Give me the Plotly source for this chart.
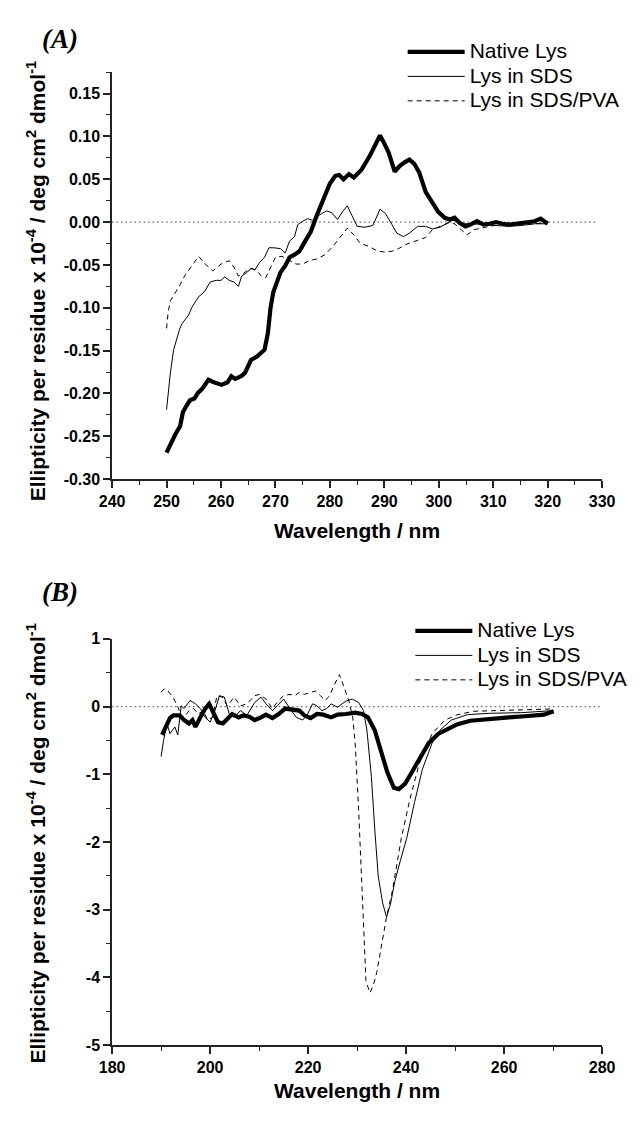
import plotly.graph_objects as go

# ---------------- Panel A data (near-UV CD) ----------------
a_native_x = [250.0, 250.8, 251.6, 252.5, 253.0, 253.6, 254.3, 255.1, 255.8, 256.5, 257.1, 257.7, 258.7, 259.5,
              260.1, 261.2, 261.9, 262.6, 263.7, 264.4, 265.5, 266.6, 267.3, 268.0, 268.6, 269.1, 269.6, 270.3,
              270.9, 271.8, 272.6, 273.5, 274.4, 275.3, 276.5, 277.6, 278.8, 280.0, 281.0, 281.7, 282.5, 283.5,
              284.4, 285.8, 287.3, 288.5, 289.2, 289.9, 290.8, 291.9, 292.9, 293.8, 294.6, 295.5, 296.4, 297.6,
              298.8, 299.9, 301.1, 302.0, 302.9, 303.8, 304.9, 305.8, 307.0, 308.2, 309.3, 310.5, 311.7, 312.9,
              314.1, 315.2, 316.4, 317.6, 318.7, 319.3, 320.0]
a_native_y = [-0.269, -0.258, -0.248, -0.238, -0.222, -0.215, -0.208, -0.206, -0.199, -0.195, -0.190, -0.184,
              -0.187, -0.189, -0.190, -0.187, -0.180, -0.183, -0.180, -0.176, -0.161, -0.157, -0.153, -0.149,
              -0.130, -0.100, -0.082, -0.068, -0.059, -0.051, -0.041, -0.038, -0.034, -0.024, -0.011, 0.008,
              0.028, 0.045, 0.054, 0.055, 0.050, 0.056, 0.052, 0.061, 0.077, 0.091, 0.101, 0.093, 0.081, 0.059,
              0.066, 0.070, 0.073, 0.068, 0.058, 0.035, 0.024, 0.012, 0.005, 0.003, 0.005, -0.001, -0.005,
              -0.003, 0.001, -0.003, -0.002, 0.000, -0.002, -0.003, -0.002, -0.001, 0.000, 0.001, 0.004, 0.001,
              -0.002]

a_sds_x = [250.0, 250.4, 250.7, 251.3, 251.8, 252.4, 252.9, 254.0, 254.7, 255.4, 255.9, 256.5, 257.1, 258.0,
           259.1, 260.0, 260.7, 261.5, 262.4, 263.2, 263.8, 264.7, 265.6, 266.2, 267.1, 268.0, 268.8, 269.7,
           270.9, 271.8, 272.6, 273.5, 274.1, 275.0, 275.9, 276.8, 277.6, 278.5, 279.4, 280.3, 281.4, 282.3,
           283.2, 284.1, 285.0, 286.4, 287.9, 289.2, 290.2, 291.4, 292.3, 293.5, 294.6, 296.1, 297.6, 298.8,
           300.2, 301.4, 302.9, 304.6, 306.4, 308.2, 310.5, 312.9, 315.2, 317.6, 319.9]
a_sds_y = [-0.219, -0.195, -0.176, -0.149, -0.139, -0.125, -0.118, -0.109, -0.099, -0.092, -0.087, -0.084,
           -0.080, -0.070, -0.068, -0.068, -0.064, -0.068, -0.070, -0.075, -0.063, -0.059, -0.054, -0.056,
           -0.047, -0.041, -0.030, -0.030, -0.031, -0.036, -0.022, -0.017, -0.003, 0.001, 0.004, 0.002, 0.006,
           0.010, 0.013, 0.011, 0.003, 0.012, 0.019, 0.006, -0.005, -0.006, -0.004, 0.015, 0.010, -0.003,
           -0.013, -0.017, -0.013, -0.005, -0.005, -0.008, -0.006, -0.002, 0.004, -0.002, -0.002, -0.003,
           -0.004, -0.005, -0.004, -0.002, -0.002]

a_pva_x = [250.0, 250.3, 250.7, 251.5, 252.5, 253.3, 254.4, 255.4, 255.9, 257.1, 258.5, 260.0, 261.5, 262.4,
           263.2, 264.1, 265.3, 266.5, 267.4, 268.2, 269.1, 270.0, 271.2, 272.6, 273.8, 275.0, 276.2, 277.6,
           279.1, 280.6, 282.0, 283.2, 284.4, 285.6, 287.0, 288.8, 290.2, 291.4, 292.6, 294.0, 295.8, 297.6,
           298.8, 300.2, 301.7, 302.9, 304.1, 305.2, 306.4, 307.6, 309.3, 311.1, 312.9, 315.2, 317.6, 319.9]
a_pva_y = [-0.124, -0.105, -0.092, -0.084, -0.073, -0.063, -0.053, -0.044, -0.040, -0.049, -0.057, -0.049,
           -0.045, -0.053, -0.063, -0.060, -0.054, -0.056, -0.063, -0.065, -0.053, -0.041, -0.040, -0.045,
           -0.049, -0.049, -0.045, -0.043, -0.038, -0.028, -0.017, -0.007, -0.015, -0.025, -0.028, -0.034,
           -0.035, -0.034, -0.031, -0.026, -0.022, -0.018, -0.009, -0.005, -0.001, -0.002, -0.009, -0.015,
           -0.009, -0.007, -0.005, -0.003, -0.002, -0.003, -0.002, -0.001]

# ---------------- Panel B data (far-UV CD) ----------------
b_native_x = [190.2, 190.7, 191.2, 191.8, 192.5, 193.8, 194.7, 195.7, 196.4, 197.0, 198.0, 199.0, 199.8, 200.6,
              201.6, 202.6, 203.5, 204.5, 205.8, 206.8, 208.0, 209.1, 210.4, 211.4, 212.7, 214.0, 215.3, 216.6,
              218.2, 219.2, 220.5, 221.8, 223.1, 224.7, 226.0, 227.7, 229.6, 231.0, 232.2, 233.6, 234.9, 236.2,
              237.5, 238.5, 239.8, 241.1, 242.7, 244.6, 246.6, 248.6, 250.5, 253.1, 257.0, 261.0, 264.9, 268.1,
              270.1]
b_native_y = [-0.42, -0.33, -0.25, -0.17, -0.13, -0.13, -0.20, -0.25, -0.20, -0.30, -0.16, -0.03, 0.04, -0.08,
              -0.23, -0.25, -0.18, -0.11, -0.16, -0.13, -0.15, -0.20, -0.16, -0.12, -0.17, -0.11, -0.03, -0.04,
              -0.06, -0.13, -0.17, -0.11, -0.12, -0.16, -0.12, -0.11, -0.09, -0.11, -0.16, -0.35, -0.64, -0.98,
              -1.20, -1.22, -1.14, -0.98, -0.76, -0.54, -0.40, -0.33, -0.26, -0.21, -0.18, -0.16, -0.14, -0.12,
              -0.07]

b_sds_x = [190.0, 190.5, 191.2, 191.8, 192.8, 193.4, 194.1, 194.7, 195.9, 197.0, 198.0, 199.0, 200.0, 201.0,
           201.9, 202.9, 203.9, 204.9, 206.2, 207.5, 209.1, 210.4, 211.4, 212.7, 213.7, 215.0, 216.3, 217.6,
           218.9, 219.9, 220.9, 221.8, 222.8, 223.8, 224.7, 226.0, 227.7, 229.0, 230.3, 231.3, 232.0, 232.9,
           233.6, 234.3, 235.2, 236.0, 236.8, 237.7, 238.8, 240.1, 241.7, 243.3, 245.3, 246.9, 249.2, 252.5,
           257.0, 263.6, 270.1]
b_sds_y = [-0.74, -0.50, -0.25, -0.40, -0.30, -0.42, 0.01, -0.03, 0.09, 0.04, -0.03, -0.16, -0.23, -0.06, 0.16,
           0.14, -0.11, -0.16, -0.06, -0.13, 0.06, 0.14, 0.04, -0.06, 0.01, 0.11, -0.03, -0.16, -0.20, -0.11,
           0.04, 0.01, -0.06, -0.03, 0.04, -0.01, 0.08, 0.11, 0.06, -0.06, -0.35, -1.03, -1.81, -2.50, -2.90,
           -3.11, -2.92, -2.58, -2.28, -1.95, -1.42, -0.93, -0.54, -0.35, -0.20, -0.12, -0.10, -0.09, -0.06]

b_pva_x = [190.0, 190.6, 191.4, 192.4, 193.4, 194.3, 195.1, 195.7, 196.6, 197.6, 198.6, 199.5, 200.5, 201.4,
           202.5, 203.5, 204.9, 206.2, 207.5, 209.1, 210.1, 211.4, 212.7, 214.0, 215.0, 216.3, 217.3, 218.2,
           219.2, 220.5, 221.5, 222.5, 223.5, 224.4, 225.4, 226.4, 227.3, 228.3, 229.1, 229.6, 230.3, 230.8,
           231.3, 231.8, 232.6, 233.3, 234.0, 235.2, 236.0, 237.2, 238.0, 239.0, 240.0, 241.0, 242.7, 245.3,
           247.9, 250.5, 253.8, 260.3, 266.8, 270.1]
b_pva_y = [0.21, 0.26, 0.23, 0.14, 0.00, -0.17, -0.12, -0.06, -0.03, -0.11, -0.06, -0.20, -0.16, 0.16, 0.14,
           0.01, 0.14, 0.01, 0.04, 0.16, 0.18, 0.11, -0.03, 0.09, 0.16, 0.18, 0.16, 0.21, 0.18, 0.21, 0.23, 0.16,
           0.09, 0.16, 0.33, 0.47, 0.28, 0.09, -0.16, -0.54, -1.51, -2.39, -3.40, -4.05, -4.23, -4.12, -3.93,
           -3.44, -3.11, -2.72, -2.35, -1.95, -1.62, -1.30, -0.84, -0.40, -0.20, -0.12, -0.07, -0.06, -0.05,
           -0.035]

# zero reference lines
a_zero_x = [240, 329]
b_zero_x = [180, 279.5]
zero_y = [0, 0]

# tick labels
a_xticks = [240, 250, 260, 270, 280, 290, 300, 310, 320, 330]
a_yticks = [0.15, 0.10, 0.05, 0.00, -0.05, -0.10, -0.15, -0.20, -0.25, -0.30]
a_yticktext = ["0.15", "0.10", "0.05", "0.00", "-0.05", "-0.10", "-0.15", "-0.20", "-0.25", "-0.30"]
b_xticks = [180, 200, 220, 240, 260, 280]
b_yticks = [1, 0, -1, -2, -3, -4, -5]
b_yticktext = ["1", "0", "-1", "-2", "-3", "-4", "-5"]

series_names = ["Native Lys", "Lys in SDS", "Lys in SDS/PVA"]

# page is 642x1121 but the html body has an 8px margin -> figure is offset by 8px
OFF = 8
W, H = 642 - OFF, 1121 - OFF


def px(p):
    return (p - OFF) / W


def py(p):
    return 1 - (p - OFF) / H


FONT = "Liberation Sans, Arial, sans-serif"
AX = "#222222"

fig = go.Figure()


def add_panel(xs, ys, xa, ya, legend, zx):
    styles = [dict(color="black", width=4.2),
              dict(color="black", width=1),
              dict(color="black", width=1, dash="5px,4px")]
    fig.add_trace(go.Scatter(x=zx, y=zero_y, mode="lines", xaxis=xa, yaxis=ya, showlegend=False,
                             hoverinfo="skip", line=dict(color="#666666", width=1.3, dash="1.5px,3px")))
    for (x, y), name, st in zip(zip(xs, ys), series_names, styles):
        fig.add_trace(go.Scatter(x=x, y=y, mode="lines", xaxis=xa, yaxis=ya, legend=legend, line=st,
                                 name='<span style="font-size:21px">' + name + '</span>'))


add_panel([a_native_x, a_sds_x, a_pva_x], [a_native_y, a_sds_y, a_pva_y], "x", "y", "legend", a_zero_x)
add_panel([b_native_x, b_sds_x, b_pva_x], [b_native_y, b_sds_y, b_pva_y], "x2", "y2", "legend2", b_zero_x)

xdom = [px(103), px(614)]
ydomA = [py(478.3), py(65)]
ydomB = [py(1053), py(640.5)]

tickfont = dict(family=FONT, size=16, color="black", weight="bold")
common = dict(showline=True, linecolor=AX, linewidth=1.6, ticks="outside", ticklen=7, tickwidth=1.6,
              tickcolor=AX, showgrid=False, zeroline=False, tickfont=tickfont, mirror=False)
minor_style = dict(ticks="outside", ticklen=4, tickwidth=1.4, tickcolor=AX)
legend_font = dict(family=FONT, size=16.5, color="black")

fig.update_layout(
    width=W, height=H, margin=dict(l=0, r=0, t=0, b=0),
    paper_bgcolor="white", plot_bgcolor="white",
    xaxis=dict(domain=xdom, anchor="y", range=[240, 330], tickvals=a_xticks,
               ticktext=[str(v) for v in a_xticks],
               minor=dict(dtick=5, tick0=240, **minor_style), **common),
    yaxis=dict(domain=ydomA, anchor="x", range=[-0.30, 0.175], tickvals=a_yticks, ticktext=a_yticktext,
               minor=dict(dtick=0.025, tick0=0, **minor_style), **common),
    xaxis2=dict(domain=xdom, anchor="y2", range=[180, 280], tickvals=b_xticks,
                ticktext=[str(v) for v in b_xticks],
                minor=dict(dtick=10, tick0=180, **minor_style), **common),
    yaxis2=dict(domain=ydomB, anchor="x2", range=[-5, 1], tickvals=b_yticks, ticktext=b_yticktext,
                minor=dict(dtick=0.5, tick0=0, **minor_style), **common),
    legend=dict(x=px(406), y=py(27), xanchor="left", yanchor="top", bgcolor="rgba(0,0,0,0)",
                font=legend_font, itemwidth=57, tracegroupgap=0, traceorder="normal"),
    legend2=dict(x=px(414), y=py(615), xanchor="left", yanchor="top", bgcolor="rgba(0,0,0,0)",
                 font=legend_font, itemwidth=57, tracegroupgap=0, traceorder="normal"),
)

ytitle = "Ellipticity per residue x 10<sup>-4</sup> / deg cm<sup>2</sup> dmol<sup>-1</sup>"
title_font = dict(family=FONT, size=21, color="black", weight="bold")
serif = dict(family="Liberation Serif, Times New Roman, serif", size=27, color="black")
ann = [
    dict(text="<b><i>(A)</i></b>", x=px(28), y=py(31), xanchor="left", yanchor="middle", font=serif),
    dict(text="<b><i>(B)</i></b>", x=px(28), y=py(593), xanchor="left", yanchor="middle", font=serif),
    dict(text="Wavelength / nm", x=px(358.5), y=py(530), xanchor="center", yanchor="middle", font=title_font),
    dict(text="Wavelength / nm", x=px(358.5), y=py(1099), xanchor="center", yanchor="middle", font=title_font),
    dict(text=ytitle, x=px(24), y=py(277), xanchor="center", yanchor="middle", textangle=-90, font=title_font),
    dict(text=ytitle, x=px(24), y=py(848), xanchor="center", yanchor="middle", textangle=-90, font=title_font),
]
for a in ann:
    a.update(xref="paper", yref="paper", showarrow=False)
fig.update_layout(annotations=ann)

fig.write_html("out.html")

Instruction:
With all pictures left out, please transcribe exactly the lines from the start of the material through the line with "import plotly.graph_objects as go".

Answer to the exercise:
Give me the Plotly source for this chart.
import plotly.graph_objects as go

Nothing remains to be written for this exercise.